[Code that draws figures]
^^^^

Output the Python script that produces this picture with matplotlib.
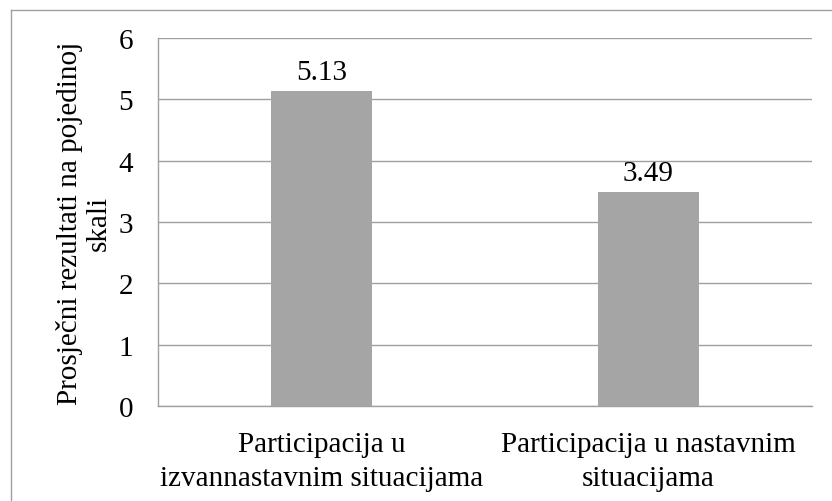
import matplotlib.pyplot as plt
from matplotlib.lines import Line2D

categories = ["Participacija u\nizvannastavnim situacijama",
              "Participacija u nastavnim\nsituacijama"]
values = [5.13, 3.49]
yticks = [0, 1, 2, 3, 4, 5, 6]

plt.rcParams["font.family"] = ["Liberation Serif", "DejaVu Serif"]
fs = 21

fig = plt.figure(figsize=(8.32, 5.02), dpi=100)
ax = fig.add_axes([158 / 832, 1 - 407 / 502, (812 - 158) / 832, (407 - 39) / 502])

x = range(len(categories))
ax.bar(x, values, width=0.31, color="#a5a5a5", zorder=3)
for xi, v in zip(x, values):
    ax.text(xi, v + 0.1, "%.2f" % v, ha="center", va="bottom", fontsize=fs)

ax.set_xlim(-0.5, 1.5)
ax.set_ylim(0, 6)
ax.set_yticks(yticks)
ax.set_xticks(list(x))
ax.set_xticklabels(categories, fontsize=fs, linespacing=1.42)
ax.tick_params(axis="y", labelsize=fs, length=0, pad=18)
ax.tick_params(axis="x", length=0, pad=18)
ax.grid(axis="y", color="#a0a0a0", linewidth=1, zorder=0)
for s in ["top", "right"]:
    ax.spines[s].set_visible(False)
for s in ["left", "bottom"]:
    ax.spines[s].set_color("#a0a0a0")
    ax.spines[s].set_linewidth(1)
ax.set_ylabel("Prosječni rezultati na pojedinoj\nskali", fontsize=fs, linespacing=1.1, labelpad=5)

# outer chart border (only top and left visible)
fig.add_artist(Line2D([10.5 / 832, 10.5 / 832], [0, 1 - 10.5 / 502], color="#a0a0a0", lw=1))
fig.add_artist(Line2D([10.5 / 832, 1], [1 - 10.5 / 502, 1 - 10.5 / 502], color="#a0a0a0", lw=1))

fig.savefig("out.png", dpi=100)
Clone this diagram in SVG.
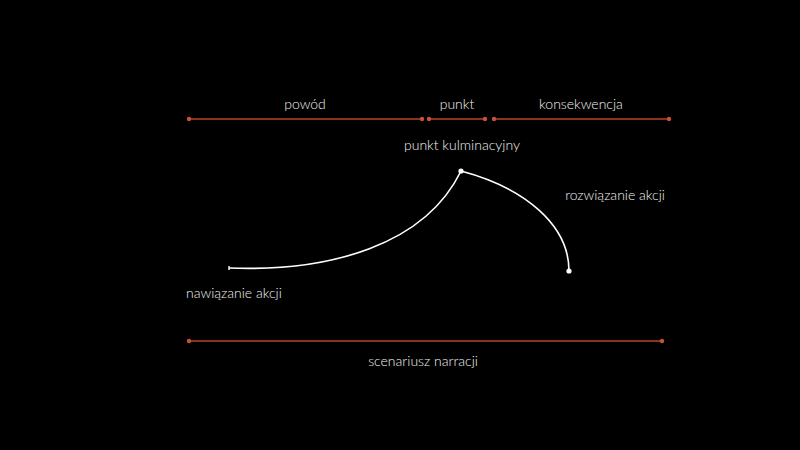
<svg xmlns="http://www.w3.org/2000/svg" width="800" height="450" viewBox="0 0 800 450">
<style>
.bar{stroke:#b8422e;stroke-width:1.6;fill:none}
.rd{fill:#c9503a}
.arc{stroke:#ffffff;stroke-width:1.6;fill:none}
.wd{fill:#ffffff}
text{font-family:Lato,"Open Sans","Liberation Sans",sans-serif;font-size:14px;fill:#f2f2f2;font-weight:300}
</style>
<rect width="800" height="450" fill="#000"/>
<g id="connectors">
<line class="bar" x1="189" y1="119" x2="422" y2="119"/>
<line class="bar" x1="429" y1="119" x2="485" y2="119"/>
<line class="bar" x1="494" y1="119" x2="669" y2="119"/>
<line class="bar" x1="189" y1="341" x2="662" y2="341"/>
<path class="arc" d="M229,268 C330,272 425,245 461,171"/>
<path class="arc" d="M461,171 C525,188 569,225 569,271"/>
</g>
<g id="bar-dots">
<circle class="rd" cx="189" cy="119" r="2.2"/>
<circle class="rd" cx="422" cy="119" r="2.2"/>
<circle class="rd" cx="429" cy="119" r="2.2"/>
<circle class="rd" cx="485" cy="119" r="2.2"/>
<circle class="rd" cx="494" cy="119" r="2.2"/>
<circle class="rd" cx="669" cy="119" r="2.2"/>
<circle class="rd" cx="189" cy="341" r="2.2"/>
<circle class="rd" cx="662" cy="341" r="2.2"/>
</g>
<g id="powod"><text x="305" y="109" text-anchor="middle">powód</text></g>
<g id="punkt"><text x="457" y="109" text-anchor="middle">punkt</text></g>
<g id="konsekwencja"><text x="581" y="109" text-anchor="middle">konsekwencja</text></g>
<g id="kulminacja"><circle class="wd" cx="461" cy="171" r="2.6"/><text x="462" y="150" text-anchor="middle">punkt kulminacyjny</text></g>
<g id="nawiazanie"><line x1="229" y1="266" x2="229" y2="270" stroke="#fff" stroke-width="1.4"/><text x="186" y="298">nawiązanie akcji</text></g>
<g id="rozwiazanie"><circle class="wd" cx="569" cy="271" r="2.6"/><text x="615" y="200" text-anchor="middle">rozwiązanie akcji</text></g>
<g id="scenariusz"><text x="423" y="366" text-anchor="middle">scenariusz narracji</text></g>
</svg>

^^^^

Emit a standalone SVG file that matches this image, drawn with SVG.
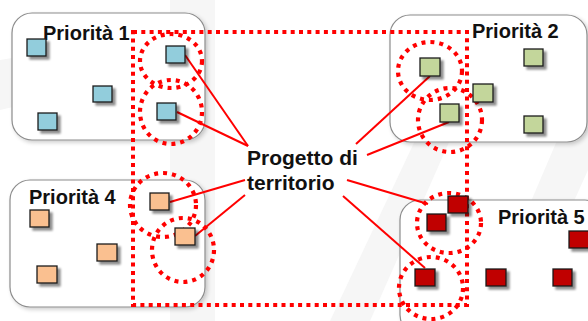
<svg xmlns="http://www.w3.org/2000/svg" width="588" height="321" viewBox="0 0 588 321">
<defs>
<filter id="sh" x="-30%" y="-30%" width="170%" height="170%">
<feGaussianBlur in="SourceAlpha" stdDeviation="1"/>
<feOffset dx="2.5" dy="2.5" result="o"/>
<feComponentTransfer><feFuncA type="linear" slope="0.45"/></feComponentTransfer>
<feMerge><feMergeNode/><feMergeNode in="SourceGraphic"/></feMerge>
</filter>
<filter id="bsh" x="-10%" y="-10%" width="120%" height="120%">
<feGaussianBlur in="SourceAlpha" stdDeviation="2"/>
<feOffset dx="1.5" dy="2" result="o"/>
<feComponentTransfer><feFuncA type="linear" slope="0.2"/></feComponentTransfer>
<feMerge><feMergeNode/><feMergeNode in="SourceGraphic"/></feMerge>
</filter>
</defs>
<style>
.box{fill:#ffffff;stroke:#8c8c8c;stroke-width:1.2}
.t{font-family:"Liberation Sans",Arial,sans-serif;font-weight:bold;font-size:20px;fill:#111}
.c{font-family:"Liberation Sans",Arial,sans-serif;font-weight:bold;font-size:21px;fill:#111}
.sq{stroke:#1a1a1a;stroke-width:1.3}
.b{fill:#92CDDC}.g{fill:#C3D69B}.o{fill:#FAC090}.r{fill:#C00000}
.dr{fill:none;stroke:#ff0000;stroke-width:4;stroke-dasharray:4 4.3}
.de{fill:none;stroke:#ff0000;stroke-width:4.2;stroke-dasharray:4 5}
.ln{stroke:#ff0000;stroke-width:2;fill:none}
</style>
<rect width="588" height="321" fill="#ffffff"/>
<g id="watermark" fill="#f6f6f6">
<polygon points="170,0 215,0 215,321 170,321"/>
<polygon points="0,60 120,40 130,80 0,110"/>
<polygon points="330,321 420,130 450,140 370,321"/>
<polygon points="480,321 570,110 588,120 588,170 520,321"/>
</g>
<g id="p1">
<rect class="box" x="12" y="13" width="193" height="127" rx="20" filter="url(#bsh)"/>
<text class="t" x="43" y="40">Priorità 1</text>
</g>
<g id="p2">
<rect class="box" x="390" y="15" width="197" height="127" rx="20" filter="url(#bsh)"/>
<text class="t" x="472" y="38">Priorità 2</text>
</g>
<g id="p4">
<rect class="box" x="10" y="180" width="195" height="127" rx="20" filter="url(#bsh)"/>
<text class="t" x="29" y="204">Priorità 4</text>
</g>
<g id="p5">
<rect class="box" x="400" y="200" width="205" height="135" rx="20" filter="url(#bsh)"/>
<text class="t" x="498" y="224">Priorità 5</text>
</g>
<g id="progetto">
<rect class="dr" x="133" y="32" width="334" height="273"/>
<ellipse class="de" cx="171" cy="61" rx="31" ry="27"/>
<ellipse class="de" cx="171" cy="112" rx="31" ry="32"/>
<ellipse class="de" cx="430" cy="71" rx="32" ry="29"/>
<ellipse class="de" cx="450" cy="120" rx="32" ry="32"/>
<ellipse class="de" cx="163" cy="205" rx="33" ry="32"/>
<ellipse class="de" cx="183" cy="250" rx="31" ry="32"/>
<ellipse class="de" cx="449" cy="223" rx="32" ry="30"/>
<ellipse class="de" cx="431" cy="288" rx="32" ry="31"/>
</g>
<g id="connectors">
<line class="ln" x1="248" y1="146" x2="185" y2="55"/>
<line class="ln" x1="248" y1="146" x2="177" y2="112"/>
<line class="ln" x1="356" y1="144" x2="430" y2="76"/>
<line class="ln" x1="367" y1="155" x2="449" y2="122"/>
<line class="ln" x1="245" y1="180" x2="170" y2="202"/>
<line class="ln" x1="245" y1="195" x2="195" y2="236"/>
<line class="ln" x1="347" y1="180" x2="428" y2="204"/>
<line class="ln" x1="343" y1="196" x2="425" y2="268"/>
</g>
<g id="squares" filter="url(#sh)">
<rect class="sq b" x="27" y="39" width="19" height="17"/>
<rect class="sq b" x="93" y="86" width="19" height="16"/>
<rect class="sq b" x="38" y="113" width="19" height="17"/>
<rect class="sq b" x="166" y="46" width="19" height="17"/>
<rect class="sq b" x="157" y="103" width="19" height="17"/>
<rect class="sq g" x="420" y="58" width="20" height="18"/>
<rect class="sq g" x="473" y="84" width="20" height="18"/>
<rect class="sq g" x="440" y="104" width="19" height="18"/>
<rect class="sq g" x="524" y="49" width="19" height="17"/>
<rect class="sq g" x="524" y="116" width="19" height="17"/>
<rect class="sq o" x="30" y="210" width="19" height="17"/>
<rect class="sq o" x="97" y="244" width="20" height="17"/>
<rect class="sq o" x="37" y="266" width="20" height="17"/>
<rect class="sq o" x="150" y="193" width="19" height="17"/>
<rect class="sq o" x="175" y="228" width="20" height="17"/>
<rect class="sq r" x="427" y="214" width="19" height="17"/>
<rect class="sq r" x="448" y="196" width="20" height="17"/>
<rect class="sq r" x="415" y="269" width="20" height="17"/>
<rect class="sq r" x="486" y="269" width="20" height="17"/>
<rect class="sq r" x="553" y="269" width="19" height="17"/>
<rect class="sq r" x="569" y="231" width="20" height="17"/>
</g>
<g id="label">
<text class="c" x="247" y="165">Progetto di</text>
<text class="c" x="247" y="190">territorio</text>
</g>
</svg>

^^^^

Find how many lines in the records contain the string "this", then give the number alone.

3